If that wasn’t enough, they were even able to give a debut to a 15-year-old kid and make us all feel ancient.

Do not underestimate the psychological test that Arsenal have just passed. After losing at Old Trafford to reveal the same old nagging flaws, Arteta would have much preferred a home game against Everton, a fixture they won 5-1 last season. Instead they were forced to face another demon and slayed it efficiently.

Now back to Xhaka. In 2018-19, he was Arsenal’s second highest chance creator in the Premier League (behind Mesut Ozil, who basically had a free role). But over the last two seasons, with Arsenal well below full health and in need of a holding midfielder, Xhaka’s numbers tailed off badly: 16 chances created in 2,591 minutes in 2019-20 and 17 in 2,522 minutes in 2020-21.

Now Arsenal have greater protection in midfield – and are stronger defensively anyway – we are seeing more of Xhaka the creator. So far this season he has already created 14 chances in seven games and contributed one fewer assist than in the last two seasons combined.

Aston Villa

It has not been an easy few months for Tyrone Mings. No player wants to be dropped from the team and no captain wants to lose their armband. It sends a message – to the public as well as the individual – that your manager believes you unfit for purpose. Had Diego Carlos not suffered a serious injury, Mings may not be in the team at all.
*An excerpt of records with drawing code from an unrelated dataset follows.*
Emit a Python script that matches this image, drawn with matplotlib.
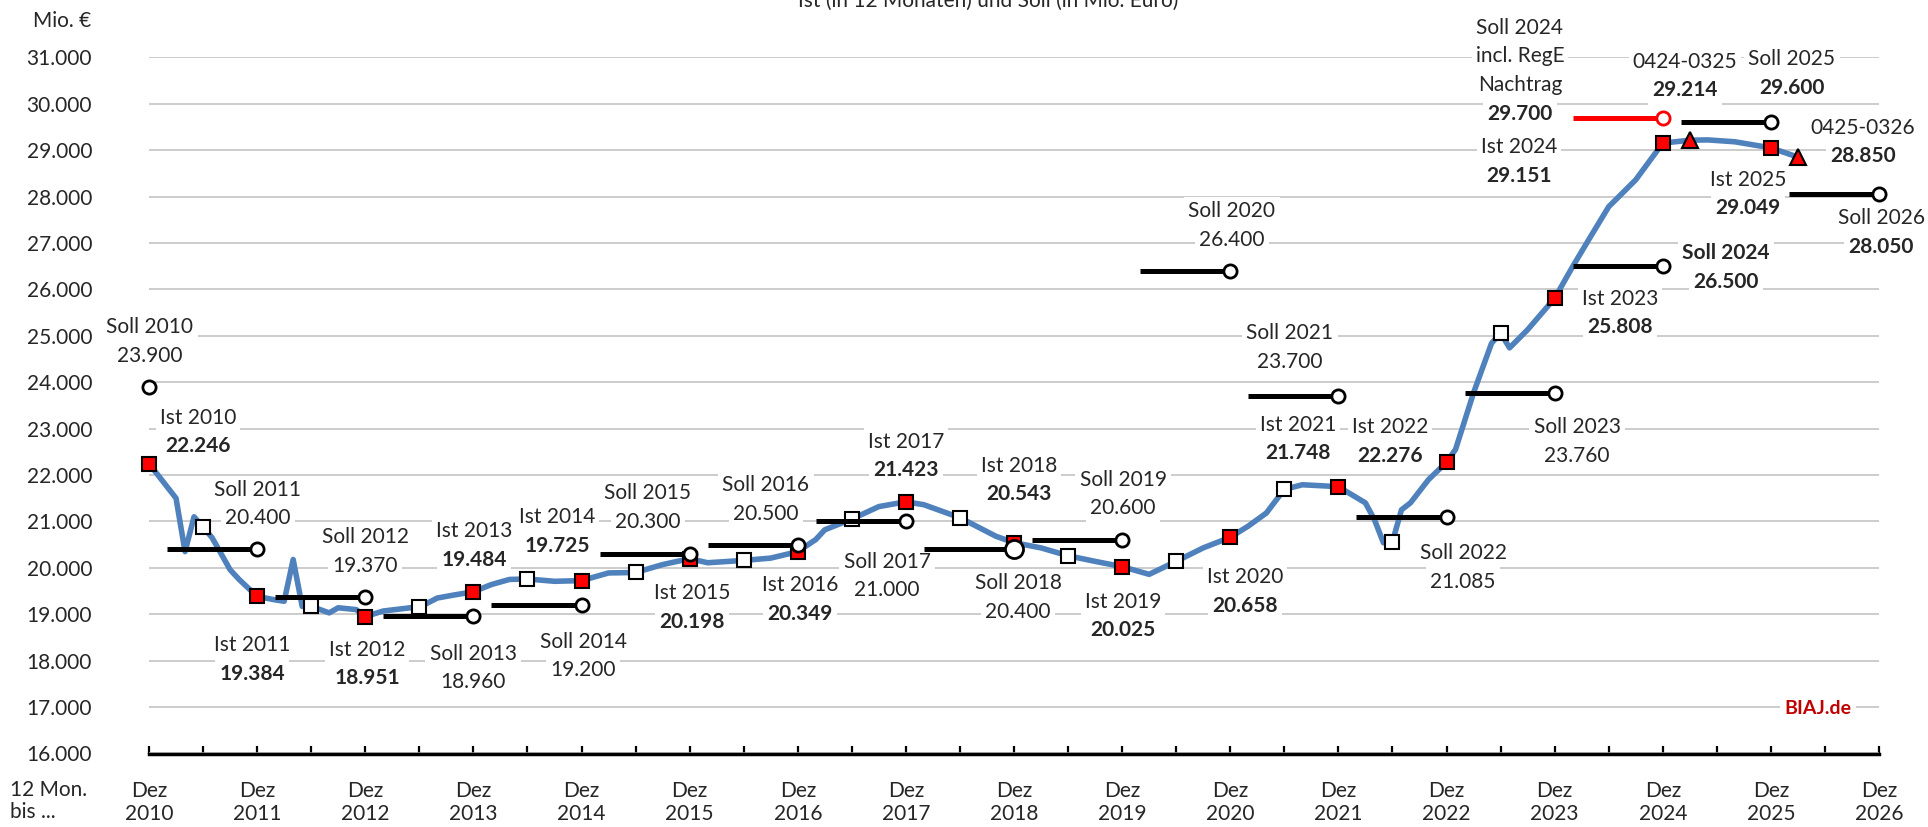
import matplotlib

matplotlib.use("Agg")
import matplotlib.pyplot as plt
from matplotlib.ticker import FixedLocator, FuncFormatter

# --- data (Mio. Euro) -------------------------------------------------------
# 12-month rolling sum "Ist"
ist_months = [
    "2010-12", "2011-03", "2011-04", "2011-05", "2011-06", "2011-07", "2011-09",
    "2011-10", "2011-12", "2012-02", "2012-03", "2012-04", "2012-05", "2012-06",
    "2012-08", "2012-09", "2012-11", "2012-12", "2013-02", "2013-05", "2013-06",
    "2013-08", "2013-10", "2013-12", "2014-02", "2014-04", "2014-06", "2014-09",
    "2014-12", "2015-03", "2015-06", "2015-09", "2015-12", "2016-02", "2016-06",
    "2016-09", "2016-12", "2017-02", "2017-03", "2017-06", "2017-09", "2017-12",
    "2018-02", "2018-06", "2018-10", "2018-12", "2019-03", "2019-06", "2019-09",
    "2019-12", "2020-03", "2020-06", "2020-09", "2020-12", "2021-02", "2021-04",
    "2021-06", "2021-08", "2021-10", "2021-12", "2022-03", "2022-04", "2022-05",
    "2022-06", "2022-07", "2022-08", "2022-10", "2022-12", "2023-01", "2023-03",
    "2023-05", "2023-06", "2023-07", "2023-09", "2023-12", "2024-02", "2024-04",
    "2024-06", "2024-09", "2024-12", "2025-03", "2025-05", "2025-08", "2025-12",
    "2026-03",
]
ist_values = [
    22246, 21500, 20350, 21100, 20880, 20650, 19960,
    19750, 19384, 19310, 19280, 20180, 19170, 19170,
    19030, 19140, 19100, 18951, 19070, 19140, 19150,
    19350, 19420, 19484, 19640, 19750, 19760, 19710,
    19725, 19890, 19900, 20070, 20198, 20110, 20160,
    20210, 20349, 20610, 20820, 21050, 21320, 21423,
    21360, 21080, 20680, 20543, 20430, 20260, 20140,
    20025, 19860, 20140, 20430, 20658, 20900, 21180,
    21690, 21790, 21770, 21748, 21400, 21040, 20540,
    20560, 21250, 21400, 21900, 22276, 22550, 23770,
    24840, 25060, 24740, 25130, 25808, 26490, 27140,
    27780, 28360, 29151, 29214, 29220, 29180, 29049,
    28850,
]

# December values (red squares, labelled "Ist ...")
dec_years = list(range(2010, 2026))
dec_values = [22246, 19384, 18951, 19484, 19725, 20198, 20349, 21423,
              20543, 20025, 20658, 21748, 22276, 25808, 29151, 29049]

# June values (white squares)
jun_years = list(range(2011, 2024))
jun_values = [20880, 19170, 19150, 19760, 19900, 20160, 21050,
              21080, 20260, 20140, 21690, 20560, 25060]

# April-March sums (red triangles)
tri_months = ["2025-03", "2026-03"]
tri_values = [29214, 28850]
tri_labels = ["0424-0325", "0425-0326"]

# budget targets "Soll"
soll_years = list(range(2011, 2027))
soll_values = [20400, 19370, 18960, 19200, 20300, 20500, 21000, 20400,
               20600, 26400, 23700, 21085, 23760, 26500, 29600, 28050]
soll_2010 = 23900
soll_2024_nachtrag = 29700


def month_idx(s):
    y, m = s.split("-")
    return (int(y) - 2010) * 12 + int(m) - 12


def fmt(v):
    return f"{v:,.0f}".replace(",", ".")


# --- label layout (pixel centre of first line) ---------------------------
ist_pos = {2010: (198, 418), 2011: (252, 645), 2012: (367, 650), 2013: (474, 531),
           2014: (557, 517), 2015: (692, 593), 2016: (800, 585), 2017: (906, 442),
           2018: (1019, 466), 2019: (1123, 602), 2020: (1245, 577), 2021: (1298, 425),
           2022: (1390, 427), 2023: (1620, 299), 2024: (1519, 147), 2025: (1748, 180)}
soll_pos = {2010: (150, 327), 2011: (258, 490), 2012: (365, 537), 2013: (473, 654),
            2014: (583, 642), 2015: (648, 493), 2016: (766, 485), 2017: (887, 562),
            2018: (1018, 583), 2019: (1123, 480), 2020: (1232, 211), 2021: (1290, 333),
            2022: (1463, 553), 2023: (1577, 427), 2024: (1726, 253), 2025: (1792, 59),
            2026: (1881, 218)}
tri_pos = [(1685, 62), (1863, 128)]
nachtrag_pos = (1520, 28)

W, H = 1928, 827
FONT = "Lato"
TXT = "#262626"
BLUE = "#4F81BD"
RED = "#FF0000"
STEP = 28.5

plt.rcParams["font.family"] = [FONT, "DejaVu Sans"]

fig = plt.figure(figsize=(W / 100, H / 100), dpi=100)
ax = fig.add_axes([149 / W, 1 - 753.5 / H, (1879 - 149) / W, (753.5 - 57.3) / H])


def label(pos, lines, bold=()):
    x, y = pos
    for i, line in enumerate(lines):
        ax.text(x / W, 1 - (y + i * STEP) / H, line, transform=fig.transFigure,
                ha="center", va="center", fontsize=15, color=TXT,
                fontweight="bold" if i in bold else "normal", zorder=2,
                bbox=dict(facecolor="white", edgecolor="none", pad=3))


# Ist line and markers
ist_x = [month_idx(m) for m in ist_months]
ax.plot(ist_x, ist_values, color=BLUE, lw=4, zorder=3, solid_joinstyle="round")
ax.plot([(y - 2010) * 12 for y in dec_years], dec_values, ls="none", marker="s",
        ms=10, mfc=RED, mec="black", mew=1.5, zorder=4, clip_on=False)
ax.plot([(y - 2010) * 12 - 6 for y in jun_years], jun_values, ls="none", marker="s",
        ms=10, mfc="white", mec="black", mew=1.5, zorder=4)
ax.plot([month_idx(m) for m in tri_months], tri_values, ls="none", marker="^",
        ms=11, mfc=RED, mec="black", mew=1.5, zorder=4)

# Soll segments (Feb..Dez) with open circle at Dez
for year, val in zip(soll_years, soll_values):
    x1 = (year - 2010) * 12
    ax.plot([x1 - 10, x1], [val, val], color="black", lw=3.6, zorder=5,
            solid_capstyle="butt")
    ax.plot(x1, val, ls="none", marker="o", ms=13 if year == 2018 else 9.5,
            mfc="white", mec="black", mew=2, zorder=6, clip_on=False)
ax.plot(0, soll_2010, ls="none", marker="o", ms=9.5, mfc="white", mec="black",
        mew=2, zorder=6, clip_on=False)
x24 = (2024 - 2010) * 12
ax.plot([x24 - 10, x24], [soll_2024_nachtrag] * 2, color=RED, lw=3.6, zorder=5,
        solid_capstyle="butt")
ax.plot(x24, soll_2024_nachtrag, ls="none", marker="o", ms=9.5, mfc="white",
        mec=RED, mew=2, zorder=6)

# labels
for year, val in zip(dec_years, dec_values):
    label(ist_pos[year], [f"Ist {year}", fmt(val)], bold=(1,))
label(soll_pos[2010], ["Soll 2010", fmt(soll_2010)])
for year, val in zip(soll_years, soll_values):
    if year == 2024:
        b = (0, 1)
    elif year >= 2025:
        b = (1,)
    else:
        b = ()
    label(soll_pos[year], [f"Soll {year}", fmt(val)], bold=b)
for pos, name, val in zip(tri_pos, tri_labels, tri_values):
    label(pos, [name, fmt(val)], bold=(1,))
label(nachtrag_pos, ["Soll 2024", "incl. RegE", "Nachtrag", fmt(soll_2024_nachtrag)],
      bold=(3,))

# axes styling
ax.set_xlim(0, 192)
ax.set_ylim(16000, 31000)
ax.set_yticks(range(16000, 31001, 1000))
ax.yaxis.set_major_formatter(FuncFormatter(lambda v, _: fmt(v)))
ax.tick_params(axis="y", length=0, pad=41, labelsize=15, labelcolor=TXT)
ax.grid(axis="y", color="#BFBFBF", lw=1.1)
ax.set_axisbelow(True)
for side in ("left", "right", "top"):
    ax.spines[side].set_visible(False)
ax.spines["bottom"].set_linewidth(2.5)
ax.spines["bottom"].set_color("black")
ax.xaxis.set_major_locator(FixedLocator(range(0, 193, 12)))
ax.xaxis.set_minor_locator(FixedLocator(range(6, 193, 12)))
ax.set_xticklabels([f"Dez\n{2010 + i}" for i in range(17)], linespacing=1.15)
ax.tick_params(axis="x", which="both", direction="in", length=6, width=1.6,
               color="black", pad=20, labelsize=15, labelcolor=TXT)
ax.set_facecolor("none")

fig.text(91.5 / W, 1 - 21 / H, "Mio. €", ha="right", va="center", fontsize=15, color=TXT)
fig.text(10 / W, 1 - 801 / H, "12 Mon.\nbis ...", ha="left", va="center",
         fontsize=15, color=TXT, linespacing=1.15)
fig.text(988 / W, 1 - 7 / H, "Ist (in 12 Monaten) und Soll (in Mio. Euro)",
         ha="center", va="baseline", fontsize=15, color=TXT)
ax.text(1818 / W, 1 - 708 / H, "BIAJ.de", transform=fig.transFigure, ha="center",
        va="center", fontsize=14, fontweight="bold", color="#C00000", zorder=2,
        bbox=dict(facecolor="white", edgecolor="none", pad=3))

fig.savefig("out.png", dpi=100)
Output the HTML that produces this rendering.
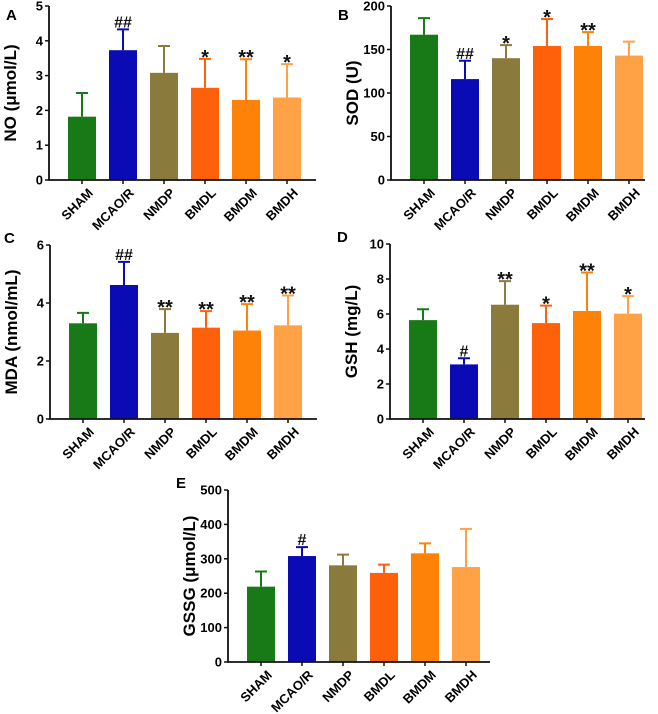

But that setback to Carlos offered Mings a lifeline at Aston Villa and he has taken it. The victory over Southampton on Friday evening was hardly memorable. Southampton were rotten and Villa didn’t dismantle their opponent. It was gruff and gritty and Villa took one of several half-chances they created.

But Mings was the star. This was their first clean sheet at Villa Park against a current Premier League team since a 4-0 win over the same opponent in March. Mings won every header he contested, cleared every ball and led his defence. It was a passable impression of the Mings that became a fan favourite at Villa following his move from Bournemouth.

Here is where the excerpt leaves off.